Dataset extract >>
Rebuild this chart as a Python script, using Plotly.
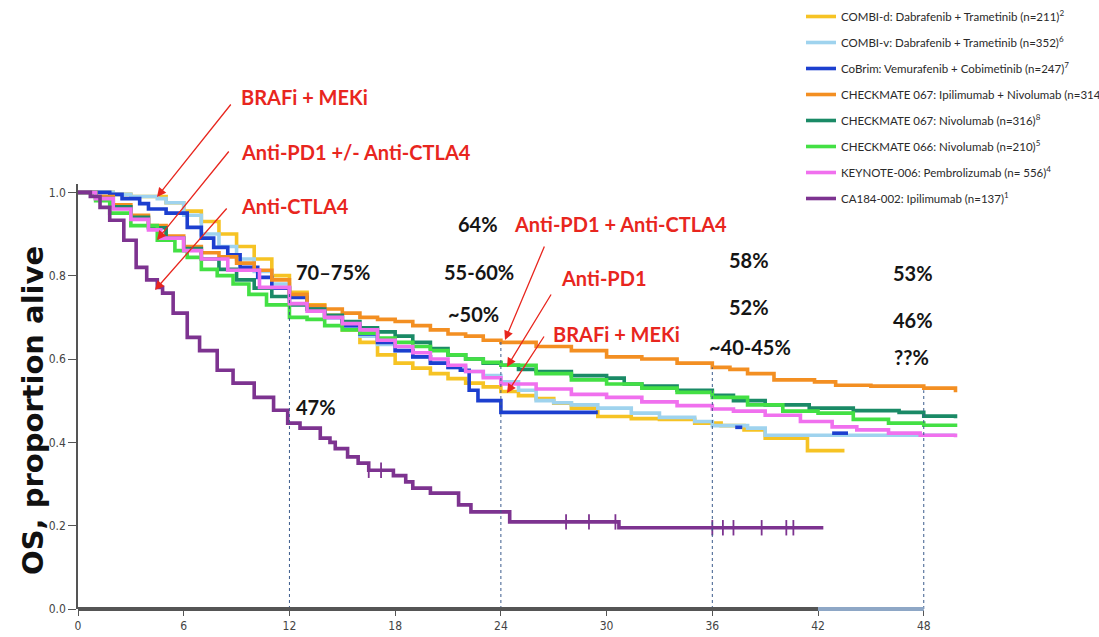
import plotly.graph_objects as go

# ---------------- data ----------------
months_ticks = [0, 6, 12, 18, 24, 30, 36, 42, 48]
surv_ticks = [0.0, 0.2, 0.4, 0.6, 0.8, 1.0]

combi_d_t = [0, 1, 2, 3, 4, 5, 6, 7, 8, 9, 10, 11, 12, 13, 14, 15, 16, 17, 18, 19, 20, 21, 22, 23, 24,
             25, 26, 27, 28, 29.5, 31.4, 33, 35, 36.5, 37.8, 39, 41.4, 43.5]
combi_d_s = [1.0, 1.0, 0.995, 0.99, 0.99, 0.975, 0.955, 0.93, 0.90, 0.87, 0.84, 0.80, 0.76, 0.73, 0.705,
             0.67, 0.64, 0.61, 0.59, 0.578, 0.565, 0.553, 0.542, 0.533, 0.522,
             0.512, 0.505, 0.494, 0.482, 0.462, 0.457, 0.455, 0.446, 0.44, 0.43, 0.41, 0.38, 0.38]

combi_v_t = [0, 1, 2, 3, 4, 4.5, 5, 6, 7, 8, 9, 10, 11, 12, 13, 14, 15, 16, 17, 18, 19, 20, 21, 22, 23,
             24, 25, 26, 27, 28, 29.5, 31.4, 33, 35, 36, 37, 38, 39, 49.8]
combi_v_s = [1.0, 1.0, 0.995, 0.99, 0.99, 0.985, 0.975, 0.945, 0.90, 0.87, 0.84, 0.81, 0.78, 0.75, 0.72,
             0.70, 0.675, 0.655, 0.635, 0.62, 0.605, 0.59, 0.58, 0.57, 0.56,
             0.545, 0.525, 0.50, 0.495, 0.49, 0.482, 0.47, 0.46, 0.45, 0.44, 0.44, 0.434, 0.417, 0.417]

cobrim_t = [0, 1, 1.8, 2.5, 3.5, 4, 5, 6.2, 7, 7.7, 8.5, 9.2, 10.2, 11, 12, 13, 14, 15, 16, 17, 18, 19,
            20, 21, 21.7, 22.2, 22.7, 24, 29.5, None, 37.3, 37.7, None, 42.8, 43.7]
cobrim_s = [1.0, 1.0, 0.995, 0.985, 0.973, 0.96, 0.95, 0.916, 0.89, 0.868, 0.85, 0.82, 0.796, 0.77,
            0.748, 0.72, 0.70, 0.68, 0.66, 0.64, 0.62, 0.605, 0.59, 0.58, 0.573, 0.525, 0.50, 0.472,
            0.472, None, 0.436, 0.436, None, 0.422, 0.422]

cm067_combo_t = [0, 1, 2, 3, 4, 5, 6, 7, 8, 9, 10, 11, 12, 13, 14, 15, 16, 17, 18, 19, 20, 21, 22, 23,
                 24, 26, 28, 30, 32, 34, 36, 37, 38, 39.5, 41.8, 43, 45, 48, 49.8]
cm067_combo_s = [1.0, 0.99, 0.97, 0.945, 0.92, 0.895, 0.87, 0.855, 0.845, 0.83, 0.813, 0.79, 0.755,
                 0.728, 0.72, 0.71, 0.70, 0.695, 0.69, 0.68, 0.67, 0.66, 0.655, 0.645,
                 0.64, 0.63, 0.62, 0.605, 0.60, 0.59, 0.58, 0.575, 0.565, 0.55, 0.545, 0.537, 0.535,
                 0.53, 0.52]

cm067_nivo_t = [0, 1, 2, 3, 4, 5, 6, 7, 8, 9, 10, 11, 12, 13, 14, 15, 16, 17, 18, 19, 20, 21, 22, 23,
                24, 25, 26, 28, 30, 31, 32, 34, 36, 37.2, 39, 41.5, 44, 46.6, 48, 49.8]
cm067_nivo_s = [1.0, 0.985, 0.965, 0.94, 0.915, 0.89, 0.865, 0.84, 0.815, 0.79, 0.77, 0.75, 0.73, 0.72,
                0.705, 0.69, 0.675, 0.665, 0.655, 0.64, 0.625, 0.61, 0.60, 0.59,
                0.585, 0.575, 0.57, 0.56, 0.554, 0.54, 0.535, 0.525, 0.513, 0.50, 0.49, 0.482, 0.476,
                0.472, 0.463, 0.458]

cm066_nivo_t = [0, 1, 1.8, 3, 4.5, 5.5, 6.2, 7, 7.9, 8.8, 9.7, 10.7, 12, 13, 14, 15, 16, 17, 18, 19,
                20, 21, 22, 23, 24, 26, 28, 30, 32, 34, 36, 38, 40, 42, 44, 46, 48, 49.8]
cm066_nivo_s = [1.0, 0.98, 0.95, 0.92, 0.885, 0.86, 0.844, 0.815, 0.80, 0.78, 0.755, 0.73, 0.70, 0.695,
                0.68, 0.67, 0.662, 0.65, 0.64, 0.63, 0.62, 0.61, 0.60, 0.592, 0.585, 0.565, 0.55,
                0.54, 0.53, 0.52, 0.508, 0.49, 0.475, 0.47, 0.455, 0.446, 0.441, 0.437]

kn006_t = [0, 1, 2, 3, 4, 4.7, 6, 7, 8.5, 10.3, 12, 13, 14, 15, 16, 17, 18, 19, 20, 21, 22, 23, 24,
           26, 28, 30, 32, 34, 36, 37.2, 39, 41, 42.8, 44.2, 46, 47.8, 49.8]
kn006_s = [1.0, 0.985, 0.96, 0.935, 0.91, 0.89, 0.86, 0.84, 0.813, 0.772, 0.733, 0.715, 0.70, 0.685,
           0.67, 0.645, 0.63, 0.615, 0.60, 0.585, 0.57, 0.555, 0.54, 0.528, 0.515, 0.508, 0.497,
           0.488, 0.48, 0.475, 0.465, 0.45, 0.437, 0.43, 0.422, 0.417, 0.412]

ca184_t = [0, 0.7, 1.25, 1.8, 2.6, 3.3, 3.9, 4.5, 4.8, 5.4, 6.2, 6.9, 7.9, 8.8, 10, 11.1, 11.9, 12.6,
           13.75, 14.3, 14.6, 15.3, 15.9, 16.5, 17.9, 18.6, 19, 20, 21.6, 22.3, 24.5, 30.7, 42.3]
ca184_s = [1.0, 0.99, 0.964, 0.933, 0.885, 0.82, 0.79, 0.772, 0.758, 0.71, 0.652, 0.62, 0.573, 0.542,
           0.508, 0.477, 0.446, 0.434, 0.41, 0.40, 0.385, 0.365, 0.35, 0.333, 0.32, 0.305, 0.29,
           0.278, 0.25, 0.233, 0.209, 0.195, 0.195]

ca184_cens_t = [16.5, 17.2, 27.7, 29.0, 30.5, 36.0, 36.6, 37.2, 38.8, 40.2, 40.6]
ca184_cens_s = [0.333, 0.333, 0.209, 0.209, 0.209, 0.195, 0.195, 0.195, 0.195, 0.195, 0.195]

ref_months = [12, 24, 36, 48]
ref_tops = [0.76, 0.645, 0.58, 0.525]

series_names = [
    "COMBI-d: Dabrafenib + Trametinib (n=211)<sup>2</sup>",
    "COMBI-v: Dabrafenib + Trametinib (n=352)<sup>6</sup>",
    "CoBrim: Vemurafenib + Cobimetinib (n=247)<sup>7</sup>",
    "CHECKMATE 067: Ipilimumab + Nivolumab (n=314",
    "CHECKMATE 067: Nivolumab (n=316)<sup>8</sup>",
    "CHECKMATE 066: Nivolumab (n=210)<sup>5</sup>",
    "KEYNOTE-006: Pembrolizumab (n= 556)<sup>4</sup>",
    "CA184-002: Ipilimumab (n=137)<sup>1</sup>",
]
series_colors = ["#F6C324", "#9FD3EE", "#1C3FCF", "#F38F22", "#1A8A66", "#43E044", "#F070EE", "#7D3390"]
series_t = [combi_d_t, combi_v_t, cobrim_t, cm067_combo_t, cm067_nivo_t, cm066_nivo_t, kn006_t, ca184_t]
series_s = [combi_d_s, combi_v_s, cobrim_s, cm067_combo_s, cm067_nivo_s, cm066_nivo_s, kn006_s, ca184_s]

# ---------------- figure ----------------
LABEL_FONT = "Lato, DejaVu Sans Condensed, sans-serif"
TICK_FONT = "DejaVu Sans Condensed, Liberation Sans Narrow, sans-serif"
L, R, T, B = 78, 140, 184, 28
W, H = 1099, 637
XR = [0, 50]
YR = [0, 1.02]
pw = W - L - R
ph = H - T - B


def px2paper(px, py):
    return (px - L) / pw, (H - B - py) / ph


def px2data(px, py):
    x = XR[0] + (px - L) / pw * (XR[1] - XR[0])
    y = YR[0] + (H - B - py) / ph * (YR[1] - YR[0])
    return x, y


fig = go.Figure()
for name, col, t, s in zip(series_names, series_colors, series_t, series_s):
    fig.add_trace(go.Scatter(x=t, y=s, mode="lines", name=name, legendgroup=name,
                             line=dict(color=col, width=3.6, shape="hv"), connectgaps=False))

fig.add_trace(go.Scatter(x=ca184_cens_t, y=ca184_cens_s, mode="markers", showlegend=False,
                         marker=dict(symbol="line-ns", size=11, line=dict(color=series_colors[7], width=1.8))))

# reference dashed lines
for m, top in zip(ref_months, ref_tops):
    fig.add_shape(type="line", xref="x", yref="y", x0=m, x1=m, y0=0, y1=top,
                  line=dict(color="#3B5B8C", width=1, dash="3px,3px"), layer="above")

# x-axis line (dark to 42, light steel-blue to 48)
fig.add_shape(type="line", xref="x", yref="paper", x0=0, x1=42, y0=0, y1=0,
              line=dict(color="#555555", width=4), layer="above")
fig.add_shape(type="line", xref="x", yref="paper", x0=42, x1=48, y0=0, y1=0,
              line=dict(color="#8EA7C6", width=4), layer="above")

# red class labels with arrows
red = "#E8261E"
red_labels = [
    ("BRAFi + MEKi", 240, 97),
    ("Anti-PD1 +/- Anti-CTLA4", 240, 152),
    ("Anti-CTLA4", 240, 206),
    ("Anti-PD1 + Anti-CTLA4", 513, 224),
    ("Anti-PD1", 560, 278),
    ("BRAFi + MEKi", 552, 334),
]
for txt, px, py in red_labels:
    x, y = px2paper(px, py)
    fig.add_annotation(x=x, y=y, xref="paper", yref="paper", text="<b>" + txt + "</b>", showarrow=False,
                       xanchor="left", yanchor="middle", borderpad=0,
                       font=dict(family=LABEL_FONT, size=20, color=red))

arrows = [
    ((232, 103), (157, 197)),
    ((230, 150), (157, 240)),
    ((228, 207), (155, 290)),
    ((545, 245), (505, 340)),
    ((552, 293), (507, 367)),
    ((545, 335), (507, 393)),
]
for (sx, sy), (tx, ty) in arrows:
    x, y = px2data(tx, ty)
    fig.add_annotation(x=x, y=y, xref="x", yref="y", text="", showarrow=True,
                       ax=sx - tx, ay=sy - ty, arrowhead=2, arrowsize=1.4, arrowwidth=1.3,
                       arrowcolor=red, standoff=0, startstandoff=0)

black_labels = [
    ("70–75%", 295, 272), ("47%", 295, 407),
    ("64%", 457, 224), ("55-60%", 443, 272), ("~50%", 447, 314),
    ("58%", 728, 260), ("52%", 728, 307), ("~40-45%", 708, 347),
    ("53%", 892, 273), ("46%", 892, 320), ("??%", 893, 357),
]
for txt, px, py in black_labels:
    x, y = px2paper(px, py)
    fig.add_annotation(x=x, y=y, xref="paper", yref="paper", text="<b>" + txt + "</b>", showarrow=False,
                       xanchor="left", yanchor="middle", borderpad=0,
                       font=dict(family=LABEL_FONT, size=20, color="#151515"))

# y-axis title
tx, ty = px2paper(33, 411)
fig.add_annotation(x=tx, y=ty, xref="paper", yref="paper",
                   text="<b>OS, proportion alive</b>", textangle=-90, showarrow=False,
                   xanchor="center", yanchor="middle",
                   font=dict(family="DejaVu Sans, Verdana, sans-serif", size=29, color="#111111"))

fig.update_xaxes(range=XR, tickmode="array", tickvals=months_ticks, ticktext=[str(v) for v in months_ticks],
                 showgrid=False, zeroline=False, showline=False, automargin=False,
                 ticks="outside", ticklen=6, tickwidth=1, tickcolor="#555555",
                 tickfont=dict(family=TICK_FONT, size=12, color="#444444"))
fig.update_yaxes(range=YR, tickmode="array", tickvals=surv_ticks, ticktext=["%.1f" % v for v in surv_ticks],
                 showgrid=False, zeroline=False, showline=True, linecolor="#555555", linewidth=1.5,
                 automargin=False,
                 ticks="outside", ticklen=8, tickwidth=1, tickcolor="#555555",
                 tickfont=dict(family=TICK_FONT, size=12, color="#444444"))

lx, ly = px2paper(801, 2)
fig.update_layout(
    width=W, height=H, autosize=False,
    margin=dict(l=L, r=R, t=T, b=B, autoexpand=False),
    plot_bgcolor="white", paper_bgcolor="white",
    showlegend=True,
    legend=dict(x=lx, y=ly, xanchor="left", yanchor="top",
                bgcolor="rgba(0,0,0,0)", tracegroupgap=7, itemwidth=30,
                font=dict(family=LABEL_FONT, size=11.5, color="#2A2A2A")),
)

fig.write_html("out.html")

Required work >> Go from the first line of the listing to the line holding "0.434, 0.417, 0.417]" and, please, transcribe those lines exactly, both included, with no pictures.

Completed exercise >>
Rebuild this chart as a Python script, using Plotly.
import plotly.graph_objects as go

# ---------------- data ----------------
months_ticks = [0, 6, 12, 18, 24, 30, 36, 42, 48]
surv_ticks = [0.0, 0.2, 0.4, 0.6, 0.8, 1.0]

combi_d_t = [0, 1, 2, 3, 4, 5, 6, 7, 8, 9, 10, 11, 12, 13, 14, 15, 16, 17, 18, 19, 20, 21, 22, 23, 24,
             25, 26, 27, 28, 29.5, 31.4, 33, 35, 36.5, 37.8, 39, 41.4, 43.5]
combi_d_s = [1.0, 1.0, 0.995, 0.99, 0.99, 0.975, 0.955, 0.93, 0.90, 0.87, 0.84, 0.80, 0.76, 0.73, 0.705,
             0.67, 0.64, 0.61, 0.59, 0.578, 0.565, 0.553, 0.542, 0.533, 0.522,
             0.512, 0.505, 0.494, 0.482, 0.462, 0.457, 0.455, 0.446, 0.44, 0.43, 0.41, 0.38, 0.38]

combi_v_t = [0, 1, 2, 3, 4, 4.5, 5, 6, 7, 8, 9, 10, 11, 12, 13, 14, 15, 16, 17, 18, 19, 20, 21, 22, 23,
             24, 25, 26, 27, 28, 29.5, 31.4, 33, 35, 36, 37, 38, 39, 49.8]
combi_v_s = [1.0, 1.0, 0.995, 0.99, 0.99, 0.985, 0.975, 0.945, 0.90, 0.87, 0.84, 0.81, 0.78, 0.75, 0.72,
             0.70, 0.675, 0.655, 0.635, 0.62, 0.605, 0.59, 0.58, 0.57, 0.56,
             0.545, 0.525, 0.50, 0.495, 0.49, 0.482, 0.47, 0.46, 0.45, 0.44, 0.44, 0.434, 0.417, 0.417]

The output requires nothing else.